The Mineral Resources Ltd (ASX: MIN) share price has been a very strong performer over the last 12 months.
Since this time in 2022, the mining and mining services company's shares have risen a sizeable 28%.
Why has the Mineral Resources share price smashed the market?
A key driver of its strong gains has been the company's performance in FY 2023.
Thanks largely to its lithium operations, Mineral Resources reported a huge jump in its profits during the first half.
For the six months ended 31 December, the company's underlying earnings before interest, tax, depreciation and amortisation (EBITDA) was up 503% to $939 million and its net profit after tax jumped 1,890% to $390 million.
This allowed the company to bring back its interim payout, with the Mineral Resources board declaring a fully franked $1.20 per share dividend.
Can its shares keep rising?
The good news is that there could be plenty more left in the tank according to analysts at Bell Potter.
This week, the broker reiterated its buy rating with a trimmed price target of $100.00. Based on the latest Mineral Resources share price of $78.02, this implies potential upside of almost 30% for investors over the next 12 months.

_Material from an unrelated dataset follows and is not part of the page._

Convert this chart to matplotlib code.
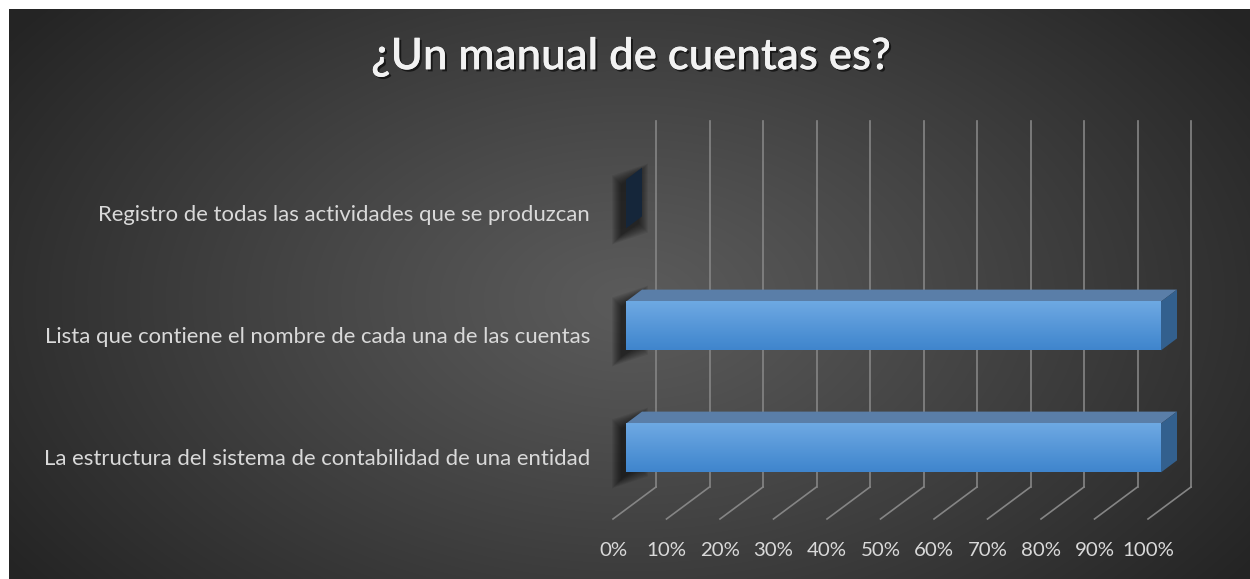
import numpy as np
import matplotlib
matplotlib.use("Agg")
import matplotlib.pyplot as plt
from matplotlib.patches import Polygon
from matplotlib.lines import Line2D
from matplotlib import transforms, patheffects

# ---------------- data ----------------
title = "¿Un manual de cuentas es?"
categories = [
    "La estructura del sistema de contabilidad de una entidad",
    "Lista que contiene el nombre de cada una de las cuentas",
    "Registro de todas las actividades que se produzcan",
]
values = [100, 100, 0]
xticks = [0, 10, 20, 30, 40, 50, 60, 70, 80, 90, 100]
xtick_labels = ["0%", "10%", "20%", "30%", "40%", "50%", "60%", "70%", "80%", "90%", "100%"]

# ---------------- figure ----------------
W, H = 1250, 579
DPI = 100
fig = plt.figure(figsize=(W / DPI, H / DPI), dpi=DPI)
fig.patch.set_facecolor("white")
FONT = "Lato"

# background panel with radial gradient
PX0, PY0 = 9, 9
bg = fig.add_axes([PX0 / W, 0, (W - PX0) / W, (H - PY0) / H])
bg.set_axis_off()
py, px = np.mgrid[PY0:H, PX0:W].astype(float)
cx, cy = 630.0, 300.0
r = np.sqrt(((px - cx) / 760.0) ** 2 + ((py - cy) / 470.0) ** 2)
r = np.clip(r, 0, 1)
c_in, c_out = 0x5b / 255, 0x24 / 255
g = c_in + (c_out - c_in) * r ** 1.1
img = np.dstack([g, g, g])
bg.imshow(img, aspect="auto", extent=(0, 1, 0, 1), origin="upper", interpolation="bilinear")
bg.set_xlim(0, 1)
bg.set_ylim(0, 1)

# main axes = front plane of the 3D bars
FX0, FX1 = 626, 1161
FYB, FYT = 509, 143
ax = fig.add_axes([FX0 / W, (H - FYB) / H, (FX1 - FX0) / W, (FYB - FYT) / H])
ax.set_xlim(0, 100)
ax.set_ylim(-0.5, 2.5)
ax.set_axis_off()
ax.patch.set_alpha(0)

BACK = (30, 22)      # offset of back wall from front plane (px)
FLOOR = (-13, -10)   # offset of floor front edge from front plane (px)
DEP = (16, 12)       # bar depth (px)
BAR_H = 0.4


def disp(x, y, off=(0, 0)):
    p = ax.transData.transform((x, y))
    return (p[0] + off[0], p[1] + off[1])


ident = transforms.IdentityTransform()
grid_col = "#858585"

# gridlines (back wall + floor)
for t in xticks:
    b0 = disp(t, -0.5, BACK)
    b1 = disp(t, 2.5, BACK)
    f0 = disp(t, -0.5, FLOOR)
    ax.add_artist(Line2D([b0[0], b1[0]], [b0[1], b1[1]], color=grid_col, lw=1.2,
                         transform=ident, zorder=1, clip_on=False))
    ax.add_artist(Line2D([f0[0], b0[0]], [f0[1], b0[1]], color=grid_col, lw=1.2,
                         transform=ident, zorder=1, clip_on=False))

# gradient for front faces
grad = np.linspace(0, 1, 64)[:, None]
top_c = np.array([0x6e, 0xa9, 0xe3]) / 255
bot_c = np.array([0x3f, 0x85, 0xcd]) / 255
front_img = top_c[None, None, :] * (1 - grad[..., None]) + bot_c[None, None, :] * grad[..., None]
front_img = np.repeat(front_img, 2, axis=1)

for i, v in enumerate(values):
    y0, y1 = i - BAR_H / 2, i + BAR_H / 2
    # blurred shadow near the bar start
    a = disp(0, y0, (-4, -6))
    b = disp(0, y1, (-4, -6))
    for k in range(10):
        e = 10 - k
        verts = [
            (a[0] - e, a[1] - e),
            (a[0] + DEP[0] + e, a[1] + DEP[1] - e),
            (b[0] + DEP[0] + e, b[1] + DEP[1] + e),
            (b[0] - e, b[1] + e),
        ]
        ax.add_artist(Polygon(verts, closed=True, facecolor="black", edgecolor="none",
                              alpha=0.07, transform=ident, zorder=2, clip_on=False))
    if v > 0:
        # front face
        ax.imshow(front_img, extent=(0, v, y0, y1), aspect="auto", zorder=5,
                  interpolation="bilinear")
        # top face
        top = [disp(0, y1), disp(v, y1), disp(v, y1, DEP), disp(0, y1, DEP)]
        ax.add_artist(Polygon(top, closed=True, facecolor="#5a7ea8", edgecolor="none",
                              transform=ident, zorder=4, clip_on=False))
        # end face
        side = [disp(v, y0), disp(v, y1), disp(v, y1, DEP), disp(v, y0, DEP)]
        ax.add_artist(Polygon(side, closed=True, facecolor="#33608e", edgecolor="none",
                              transform=ident, zorder=4, clip_on=False))
    else:
        cap = [disp(0, y0), disp(0, y1), disp(0, y1, DEP), disp(0, y0, DEP)]
        ax.add_artist(Polygon(cap, closed=True, facecolor="#15263a", edgecolor="none",
                              transform=ident, zorder=4, clip_on=False))

ax.set_xlim(0, 100)
ax.set_ylim(-0.5, 2.5)

# category labels
lab_tr = transforms.offset_copy(ax.transData, fig=fig, x=-36, y=-11, units="dots")
cat_texts = []
for i, c in enumerate(categories):
    t = ax.text(0, i, c, transform=lab_tr, ha="right", va="center", color="#d9d9d9",
                fontsize=14, family=FONT, clip_on=False)
    cat_texts.append(t)

# x tick labels
tick_tr = transforms.offset_copy(ax.transData, fig=fig, x=-13, y=-42, units="dots")
tick_texts = []
for t, s in zip(xticks, xtick_labels):
    tt = ax.text(t, -0.5, s, transform=tick_tr, ha="center", va="center", color="#d9d9d9",
                 fontsize=14, family=FONT, clip_on=False)
    tick_texts.append(tt)

# title
ttl = fig.text(631 / W, 1 - 57 / H, title, ha="center", va="center", color="#f2f2f2",
               fontsize=26, weight="semibold", family=FONT,
               path_effects=[patheffects.withSimplePatchShadow(offset=(1.5, -1.5),
                                                               shadow_rgbFace="black", alpha=0.6),
                             patheffects.Normal()])

# fit font sizes to the reference widths
fig.canvas.draw()
rend = fig.canvas.get_renderer()


def fit(texts, idx, target):
    w = texts[idx].get_window_extent(rend).width
    s = texts[0].get_fontsize() * target / w
    for t in texts:
        t.set_fontsize(s)


fit(cat_texts, 2, 493)
fit(tick_texts, 10, 52)
fit([ttl], 0, 520)

fig.savefig("out.png", dpi=DPI, facecolor="white")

In addition, the broker is forecasting fully franked dividend yields of 2.4% in FY 2023, 5.1% in FY 2024, and then 10.1% in FY 2025.
Why is it bullish?
Bell Potter is expecting big things from the company's business transformation and is forecasting significant earnings growth.
So much so, it estimates that the Mineral Resources share price trades on a EV/EBITDA ratio of just 3.1x FY 2025 earnings.
It commented:
Over the next two years we forecast that as MIN's business transformation is completed, growing production volumes, and improving margins, will result in significant earnings growth. Notwithstanding our adoption of more conservative lithium price forecasts, we retain the view that the longterm lithium demand outlook remains strong, and producers stand to benefit from further price volatility.